↓

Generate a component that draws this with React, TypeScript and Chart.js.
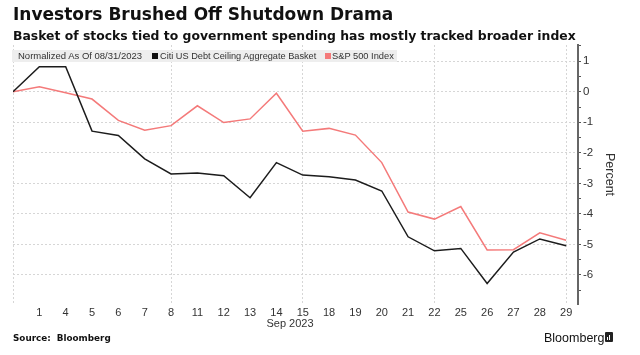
import React, { useEffect, useRef } from "react";
import { Chart, registerables } from "chart.js";

Chart.register(...registerables);

const dayLabels = ["", "1", "4", "5", "6", "7", "8", "11", "12", "13", "14", "15", "18", "19", "20", "21", "22", "25", "26", "27", "28", "29"];
const basketValues = [0, 0.82, 0.82, -1.29, -1.43, -2.2, -2.69, -2.66, -2.75, -3.47, -2.32, -2.73, -2.78, -2.89, -3.25, -4.75, -5.21, -5.13, -6.28, -5.25, -4.82, -5.04];
const sp500Values = [0, 0.16, -0.03, -0.24, -0.94, -1.26, -1.11, -0.46, -1.01, -0.89, -0.05, -1.29, -1.2, -1.42, -2.32, -3.94, -4.17, -3.76, -5.18, -5.17, -4.62, -4.86];
const yTickValues = [1.5, 1, 0.5, 0, -0.5, -1, -1.5, -2, -2.5, -3, -3.5, -4, -4.5, -5, -5.5, -6, -6.5];
const yLabelTicks = [1, 0, -1, -2, -3, -4, -5, -6];
const weekGridDays = ["", "8", "15", "22", "29"];

const SANS = "'Liberation Sans', Arial, sans-serif";
const BOLD = "'DejaVu Sans', Verdana, sans-serif";

export default function App() {
  const ref = useRef<HTMLCanvasElement>(null);

  useEffect(() => {
    const canvas = ref.current;
    if (!canvas) return;
    const chart = new Chart(canvas, {
      type: "line",
      data: {
        datasets: [
          {
            label: "Citi US Debt Ceiling Aggregate Basket",
            data: basketValues.map((y, i) => ({ x: i, y })),
            borderColor: "#1c1c1c",
            borderWidth: 1.5,
            pointRadius: 0,
            tension: 0,
          },
          {
            label: "S&P 500 Index",
            data: sp500Values.map((y, i) => ({ x: i, y })),
            borderColor: "#f47a7a",
            borderWidth: 1.5,
            pointRadius: 0,
            tension: 0,
          },
        ],
      },
      options: {
        animation: false,
        responsive: false,
        devicePixelRatio: 1,
        layout: { padding: { left: 13, top: 45, right: 0, bottom: 0 } },
        plugins: { legend: { display: false }, tooltip: { enabled: false } },
        scales: {
          x: {
            type: "linear",
            min: 0,
            max: 21.45,
            afterBuildTicks: (s: any) => {
              s.ticks = dayLabels.map((_, i) => ({ value: i }));
            },
            afterFit: (s: any) => {
              s.height = 51;
            },
            ticks: {
              autoSkip: false,
              maxRotation: 0,
              padding: 2,
              color: "#333",
              font: { family: SANS, size: 11 },
              callback: (v: any) => dayLabels[v as number] ?? "",
            },
            grid: {
              drawTicks: false,
              lineWidth: 1,
              color: (c: any) =>
                c.tick && weekGridDays.includes(dayLabels[c.tick.value]) ? "#d6d6d6" : "rgba(0,0,0,0)",
            },
            border: { display: false, dash: [2, 2] },
          },
          y: {
            position: "right",
            min: -6.95,
            max: 1.53,
            afterBuildTicks: (s: any) => {
              s.ticks = yTickValues.map((v) => ({ value: v }));
            },
            afterFit: (s: any) => {
              s.width = 62;
            },
            ticks: {
              autoSkip: false,
              padding: 2,
              color: "#333",
              font: { family: SANS, size: 11.5 },
              callback: (v: any) => (yLabelTicks.includes(v as number) ? String(v) : ""),
            },
            grid: {
              drawTicks: true,
              tickLength: 3,
              tickColor: "#555",
              lineWidth: 1,
              color: (c: any) =>
                c.tick && yLabelTicks.includes(c.tick.value) ? "#d6d6d6" : "rgba(0,0,0,0)",
            },
            border: { display: true, color: "#666", width: 2, dash: [2, 2] },
          },
        },
      },
    } as any);
    return () => chart.destroy();
  }, []);

  return (
    <div
      style={{
        position: "fixed",
        left: 0,
        top: 0,
        width: 640,
        height: 355,
        background: "#fff",
        overflow: "hidden",
      }}
    >
      <canvas ref={ref} width={640} height={355} style={{ position: "absolute", left: 0, top: 0, width: 640, height: 355 }} />
      <div style={{ position: "absolute", left: 13, top: 6, fontFamily: BOLD, fontWeight: "bold", fontSize: 17, lineHeight: "17px", color: "#111", whiteSpace: "nowrap" }}>
        Investors Brushed Off Shutdown Drama
      </div>
      <div style={{ position: "absolute", left: 13, top: 29, fontFamily: BOLD, fontWeight: "bold", fontSize: 12.4, lineHeight: "13px", color: "#111", whiteSpace: "nowrap" }}>
        Basket of stocks tied to government spending has mostly tracked broader index
      </div>
      <div style={{ position: "absolute", left: 12, top: 50, width: 385, height: 12, background: "#eeeeee" }} />
      <div style={{ position: "absolute", left: 18, top: 50, fontFamily: SANS, fontSize: 9.5, lineHeight: "12px", color: "#333", whiteSpace: "nowrap" }}>
        Normalized As Of 08/31/2023
      </div>
      <div style={{ position: "absolute", left: 152, top: 53, width: 6, height: 6, background: "#111" }} />
      <div style={{ position: "absolute", left: 160, top: 50, fontFamily: SANS, fontSize: 9.2, lineHeight: "12px", color: "#333", whiteSpace: "nowrap" }}>
        Citi US Debt Ceiling Aggregate Basket
      </div>
      <div style={{ position: "absolute", left: 325, top: 53, width: 6, height: 6, background: "#f47a7a" }} />
      <div style={{ position: "absolute", left: 332, top: 50, fontFamily: SANS, fontSize: 9.3, lineHeight: "12px", color: "#333", whiteSpace: "nowrap" }}>
        S&amp;P 500 Index
      </div>
      <div style={{ position: "absolute", left: 603, top: 153, writingMode: "vertical-rl", fontFamily: SANS, fontSize: 12.5, lineHeight: "14px", color: "#333", whiteSpace: "nowrap" }}>
        Percent
      </div>
      <div style={{ position: "absolute", left: 240, width: 100, textAlign: "center", top: 317, fontFamily: SANS, fontSize: 11, lineHeight: "12px", color: "#333", whiteSpace: "nowrap" }}>
        Sep 2023
      </div>
      <div style={{ position: "absolute", left: 13, top: 334, fontFamily: BOLD, fontWeight: "bold", fontSize: 8.8, lineHeight: "9px", color: "#111", whiteSpace: "pre" }}>
        {"Source:  Bloomberg"}
      </div>
      <div style={{ position: "absolute", left: 544, top: 331, fontFamily: SANS, fontSize: 12.5, lineHeight: "14px", color: "#111", whiteSpace: "nowrap" }}>
        Bloomberg
      </div>
      <div style={{ position: "absolute", left: 605, top: 332, width: 8, height: 10, background: "#222", borderRadius: 1 }}>
        <div style={{ position: "absolute", left: 2, top: 5, width: 1, height: 3, background: "#fff" }} />
        <div style={{ position: "absolute", left: 4, top: 3, width: 1, height: 5, background: "#fff" }} />
      </div>
    </div>
  );
}
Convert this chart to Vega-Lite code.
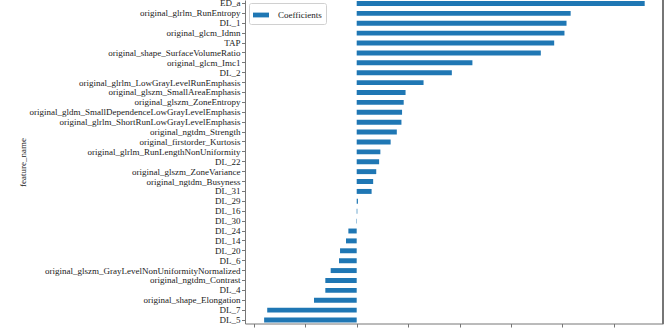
{
  "$schema": "https://vega.github.io/schema/vega-lite/v6.json",
  "autosize": {"type": "none"},
  "width": 418,
  "height": 323.5,
  "padding": {"left": 245, "top": 0, "right": 6, "bottom": 7},
  "background": "white",
  "config": {
    "view": {"stroke": null},
    "font": "Liberation Serif",
    "axis": {
      "labelFont": "Liberation Serif",
      "titleFont": "Liberation Serif",
      "labelFontSize": 9,
      "titleFontSize": 9,
      "titleFontWeight": "normal",
      "labelColor": "#222",
      "titleColor": "#222",
      "domainColor": "#777",
      "tickColor": "#777",
      "tickSize": 3.5,
      "labelLimit": 0,
      "grid": false
    }
  },
  "data": {
    "values": [
      {"feature_name": "ED_a", "coef": 0.280, "series": "Coefficients"},
      {"feature_name": "original_glrlm_RunEntropy", "coef": 0.208, "series": "Coefficients"},
      {"feature_name": "DL_1", "coef": 0.204, "series": "Coefficients"},
      {"feature_name": "original_glcm_Idmn", "coef": 0.202, "series": "Coefficients"},
      {"feature_name": "TAP", "coef": 0.192, "series": "Coefficients"},
      {"feature_name": "original_shape_SurfaceVolumeRatio", "coef": 0.179, "series": "Coefficients"},
      {"feature_name": "original_glcm_Imc1", "coef": 0.1125, "series": "Coefficients"},
      {"feature_name": "DL_2", "coef": 0.0925, "series": "Coefficients"},
      {"feature_name": "original_glrlm_LowGrayLevelRunEmphasis", "coef": 0.065, "series": "Coefficients"},
      {"feature_name": "original_glszm_SmallAreaEmphasis", "coef": 0.0475, "series": "Coefficients"},
      {"feature_name": "original_glszm_ZoneEntropy", "coef": 0.0457, "series": "Coefficients"},
      {"feature_name": "original_gldm_SmallDependenceLowGrayLevelEmphasis", "coef": 0.0441, "series": "Coefficients"},
      {"feature_name": "original_glrlm_ShortRunLowGrayLevelEmphasis", "coef": 0.0435, "series": "Coefficients"},
      {"feature_name": "original_ngtdm_Strength", "coef": 0.039, "series": "Coefficients"},
      {"feature_name": "original_firstorder_Kurtosis", "coef": 0.033, "series": "Coefficients"},
      {"feature_name": "original_glrlm_RunLengthNonUniformity", "coef": 0.023, "series": "Coefficients"},
      {"feature_name": "DL_22", "coef": 0.0218, "series": "Coefficients"},
      {"feature_name": "original_glszm_ZoneVariance", "coef": 0.019, "series": "Coefficients"},
      {"feature_name": "original_ngtdm_Busyness", "coef": 0.016, "series": "Coefficients"},
      {"feature_name": "DL_31", "coef": 0.0145, "series": "Coefficients"},
      {"feature_name": "DL_29", "coef": 0.0012, "series": "Coefficients"},
      {"feature_name": "DL_16", "coef": 0.0006, "series": "Coefficients"},
      {"feature_name": "DL_30", "coef": -0.0004, "series": "Coefficients"},
      {"feature_name": "DL_24", "coef": -0.0081, "series": "Coefficients"},
      {"feature_name": "DL_14", "coef": -0.0104, "series": "Coefficients"},
      {"feature_name": "DL_20", "coef": -0.0162, "series": "Coefficients"},
      {"feature_name": "DL_6", "coef": -0.0172, "series": "Coefficients"},
      {"feature_name": "original_glszm_GrayLevelNonUniformityNormalized", "coef": -0.0253, "series": "Coefficients"},
      {"feature_name": "original_ngtdm_Contrast", "coef": -0.0305, "series": "Coefficients"},
      {"feature_name": "DL_4", "coef": -0.0305, "series": "Coefficients"},
      {"feature_name": "original_shape_Elongation", "coef": -0.0415, "series": "Coefficients"},
      {"feature_name": "DL_7", "coef": -0.087, "series": "Coefficients"},
      {"feature_name": "DL_5", "coef": -0.090, "series": "Coefficients"}
    ]
  },
  "layer": [
    {
      "mark": {"type": "bar"},
      "encoding": {
        "y": {
          "field": "feature_name",
          "type": "nominal",
          "sort": null,
          "title": "feature_name",
          "scale": {"paddingInner": 0.5, "paddingOuter": 0.1},
          "axis": {
            "labelPadding": 1.5,
            "titleX": -223,
            "titleY": 162,
            "titleAngle": -90,
            "titleAlign": "center",
            "titleBaseline": "middle"
          }
        },
        "x": {
          "field": "coef",
          "type": "quantitative",
          "title": null,
          "scale": {"domain": [-0.1086, 0.2978], "nice": false, "zero": false},
          "axis": {"values": [-0.10, -0.05, 0, 0.05, 0.10, 0.15, 0.20, 0.25], "format": ".2f", "labelPadding": 3}
        },
        "color": {
          "field": "series",
          "type": "nominal",
          "title": null,
          "scale": {"range": ["#1f77b4"]},
          "legend": {
            "orient": "none",
            "legendX": 4,
            "legendY": 3,
            "symbolType": "M-1,-0.3H1V0.3H-1Z",
            "symbolSize": 256,
            "symbolStrokeWidth": 0,
            "labelFont": "Liberation Serif",
            "labelFontSize": 9,
            "labelColor": "#222",
            "labelOffset": 9,
            "padding": 4,
            "strokeColor": "#d0d0d0",
            "cornerRadius": 2,
            "fillColor": "white"
          }
        }
      }
    },
    {
      "mark": {"type": "rule", "color": "#777", "strokeWidth": 1},
      "encoding": {"x": {"datum": 0.2978, "type": "quantitative"}}
    }
  ]
}
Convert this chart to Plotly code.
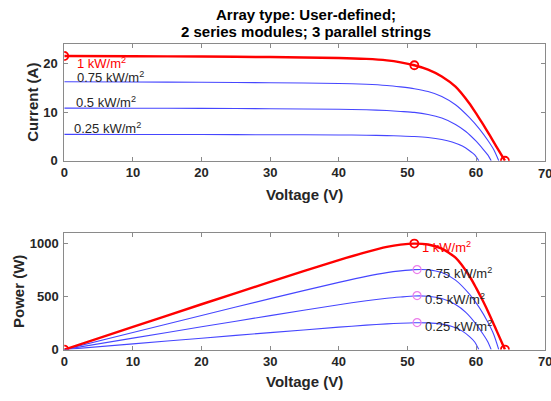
import plotly.graph_objects as go

# I-V characteristics of the PV array at four irradiance levels
labels = ["1 kW/m<sup>2</sup>", "0.75 kW/m<sup>2</sup>", "0.5 kW/m<sup>2</sup>", "0.25 kW/m<sup>2</sup>"]

v_1000 = [0, 10, 20, 30, 40, 44, 47, 49, 51, 53, 55, 57, 59, 60, 61, 62, 63, 64.2]
i_1000 = [21.5, 21.45, 21.38, 21.28, 21.1, 20.9, 20.6, 20.2, 19.6, 18.7, 17.3, 15.2, 11.8, 9.7, 7.5, 5.2, 2.8, 0]

v_750 = [0, 10, 20, 30, 40, 44, 47, 49, 51, 53, 55, 57, 59, 60.5, 61.7, 62.6, 63.3]
i_750 = [16.2, 16.16, 16.1, 16.02, 15.85, 15.7, 15.45, 15.15, 14.78, 14.2, 13.2, 11.5, 8.9, 6.5, 4.2, 2.2, 0]

v_500 = [0, 10, 20, 30, 40, 44, 47, 49, 51, 53, 55, 57, 58.5, 60, 61, 61.7, 62.2]
i_500 = [10.8, 10.78, 10.74, 10.68, 10.57, 10.47, 10.3, 10.12, 9.92, 9.5, 8.75, 7.45, 6.0, 4.0, 2.4, 1.2, 0]

v_250 = [0, 10, 20, 30, 40, 44, 47, 49, 51, 53, 55, 56.5, 58, 59, 59.8, 60.4]
i_250 = [5.4, 5.39, 5.37, 5.34, 5.29, 5.24, 5.16, 5.08, 4.97, 4.76, 4.36, 3.85, 3.0, 2.1, 1.2, 0]

# Maximum power points
mpp_v = [51.0, 51.4, 51.4, 51.4]
mpp_p = [1000, 755, 509, 255]

# Short-circuit current / open-circuit voltage of the 1 kW/m2 curve
isc_1000 = 21.5
voc_1000 = 64.2
impp_1000 = 19.6

x_ticks = [0, 10, 20, 30, 40, 50, 60, 70]
i_ticks = [0, 10, 20]
p_ticks = [0, 500, 1000]

curves = [(v_1000, i_1000), (v_750, i_750), (v_500, i_500), (v_250, i_250)]

RED = "#ff0000"
BLUE = "rgb(70,70,255)"
MAGENTA = "rgb(235,125,235)"
AXIS = "#8a8a8a"
TXT = "#262626"
FONT = "Liberation Sans, Arial, sans-serif"

fig = go.Figure()

# blue curves drawn first, red (1 kW/m2) on top
for k in [3, 2, 1, 0]:
    v, cur = curves[k]
    p = [a * b for a, b in zip(v, cur)]
    col = RED if k == 0 else BLUE
    w = 2.4 if k == 0 else 1.1
    fig.add_trace(go.Scatter(x=v, y=cur, mode="lines", xaxis="x", yaxis="y",
                             line=dict(color=col, width=w, shape="spline", smoothing=0.6),
                             showlegend=False, hoverinfo="skip"))
    fig.add_trace(go.Scatter(x=v, y=p, mode="lines", xaxis="x2", yaxis="y2",
                             line=dict(color=col, width=w, shape="spline", smoothing=0.6),
                             showlegend=False, hoverinfo="skip"))

# red markers: Isc, MPP, Voc on the I-V plot
fig.add_trace(go.Scatter(x=[0, mpp_v[0], voc_1000], y=[isc_1000, impp_1000, 0],
                         mode="markers", xaxis="x", yaxis="y",
                         marker=dict(symbol="circle-open", size=8, color=RED, line=dict(width=1.8)),
                         showlegend=False, hoverinfo="skip"))
# MPP markers of the reduced irradiance curves on the P-V plot
fig.add_trace(go.Scatter(x=mpp_v[1:], y=mpp_p[1:], mode="markers", xaxis="x2", yaxis="y2",
                         marker=dict(symbol="circle-open", size=8, color=MAGENTA, line=dict(width=1.2)),
                         showlegend=False, hoverinfo="skip"))
fig.add_trace(go.Scatter(x=[0, mpp_v[0], voc_1000], y=[0, mpp_p[0], 0],
                         mode="markers", xaxis="x2", yaxis="y2",
                         marker=dict(symbol="circle-open", size=8, color=RED, line=dict(width=1.8)),
                         showlegend=False, hoverinfo="skip"))

ann = []
# irradiance labels on the I-V plot
iv_label_y = [20.0, 17.2, 12.1, 6.8]
iv_label_x = [1.5, 1.5, 1.4, 1.1]
for k in range(4):
    ann.append(dict(x=iv_label_x[k], y=iv_label_y[k], xref="x", yref="y", text=labels[k],
                    showarrow=False, xanchor="left", yanchor="middle",
                    font=dict(family=FONT, size=13, color=RED if k == 0 else TXT)))
# irradiance labels next to each MPP on the P-V plot
for k in range(4):
    ann.append(dict(x=mpp_v[k] + 0.8, y=mpp_p[k] - 30, xref="x2", yref="y2", text=labels[k],
                    showarrow=False, xanchor="left", yanchor="middle",
                    font=dict(family=FONT, size=13, color=RED if k == 0 else TXT)))

# the last x tick label sits at the page edge and is only partly visible
tick_font = dict(family=FONT, size=13, color=TXT, weight="bold")
for xa, ypx in (("x", 177), ("x2", 369)):
    ann.append(dict(x=70, y=1 - ypx / 401, xref=xa, yref="paper", text="70",
                    showarrow=False, xanchor="center", yanchor="middle", font=tick_font))

# titles and axis labels
title_font = dict(family=FONT, size=15, color="#000000", weight="bold")
ann.append(dict(x=304 / 551, y=1 - 15 / 401, xref="paper", yref="paper", text="Array type: User-defined;",
                showarrow=False, xanchor="center", yanchor="middle", font=title_font))
ann.append(dict(x=304 / 551, y=1 - 32 / 401, xref="paper", yref="paper", text="2 series modules; 3 parallel strings",
                showarrow=False, xanchor="center", yanchor="middle", font=title_font))
lab_font = dict(family=FONT, size=15, color=TXT, weight="bold")
ann.append(dict(x=303 / 551, y=1 - 198 / 401, xref="paper", yref="paper", text="Voltage (V)",
                showarrow=False, xanchor="center", yanchor="middle", font=lab_font))
ann.append(dict(x=303 / 551, y=1 - 389 / 401, xref="paper", yref="paper", text="Voltage (V)",
                showarrow=False, xanchor="center", yanchor="middle", font=lab_font))
ann.append(dict(x=29 / 551, y=1 - 104 / 401, xref="paper", yref="paper", text="Current (A)",
                showarrow=False, xanchor="center", yanchor="middle", textangle=-90, font=lab_font))
ann.append(dict(x=14 / 551, y=1 - 297 / 401, xref="paper", yref="paper", text="Power (W)",
                showarrow=False, xanchor="center", yanchor="middle", textangle=-90, font=lab_font))

xdom = [60.7 / 551, 544.7 / 551]
common = dict(showline=True, linecolor=AXIS, linewidth=1, mirror="ticks", ticks="inside",
              ticklen=4, tickcolor=AXIS, showgrid=False, zeroline=False, tickfont=tick_font)

fig.update_layout(
    width=551, height=401,
    margin=dict(l=0, r=0, t=0, b=0),
    paper_bgcolor="white", plot_bgcolor="white",
    xaxis=dict(domain=xdom, range=[0, 70], tickvals=x_ticks, anchor="y", **common),
    yaxis=dict(domain=[(401 - 164) / 401, (401 - 44.7) / 401], range=[0, 24], tickvals=i_ticks,
               anchor="x", ticklabelstandoff=3, **common),
    xaxis2=dict(domain=xdom, range=[0, 70], tickvals=x_ticks, anchor="y2", **common),
    yaxis2=dict(domain=[(401 - 356.7) / 401, (401 - 237.7) / 401], range=[0, 1100], tickvals=p_ticks,
                anchor="x2", ticklabelstandoff=2, **common),
    annotations=ann,
)

fig.write_html("out.html")
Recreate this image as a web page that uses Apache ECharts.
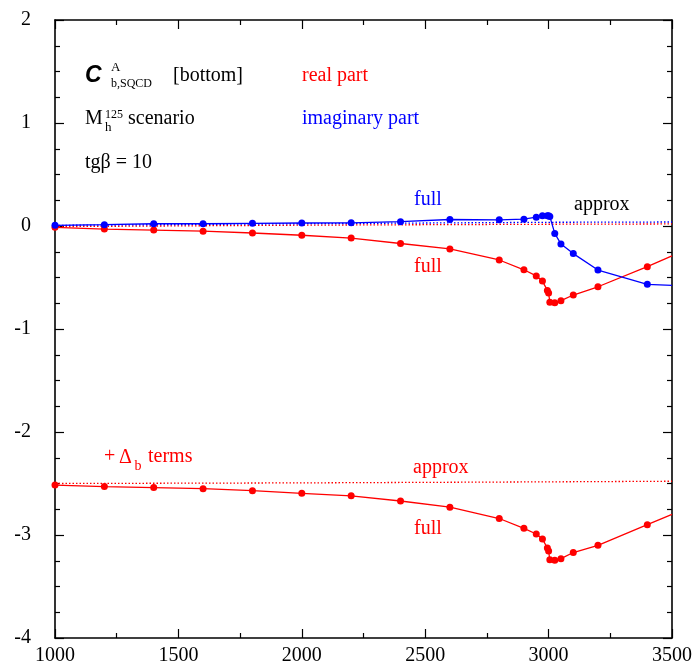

↑

Up to and including the line containing "Chart.register(...registerables);", quote each line of the entries above from the very first, please, exactly and without images.

> Reply
Generate a component that draws this with React, TypeScript and Chart.js.
import React, { useEffect, useRef } from "react";
import { Chart, registerables } from "chart.js";

Chart.register(...registerables);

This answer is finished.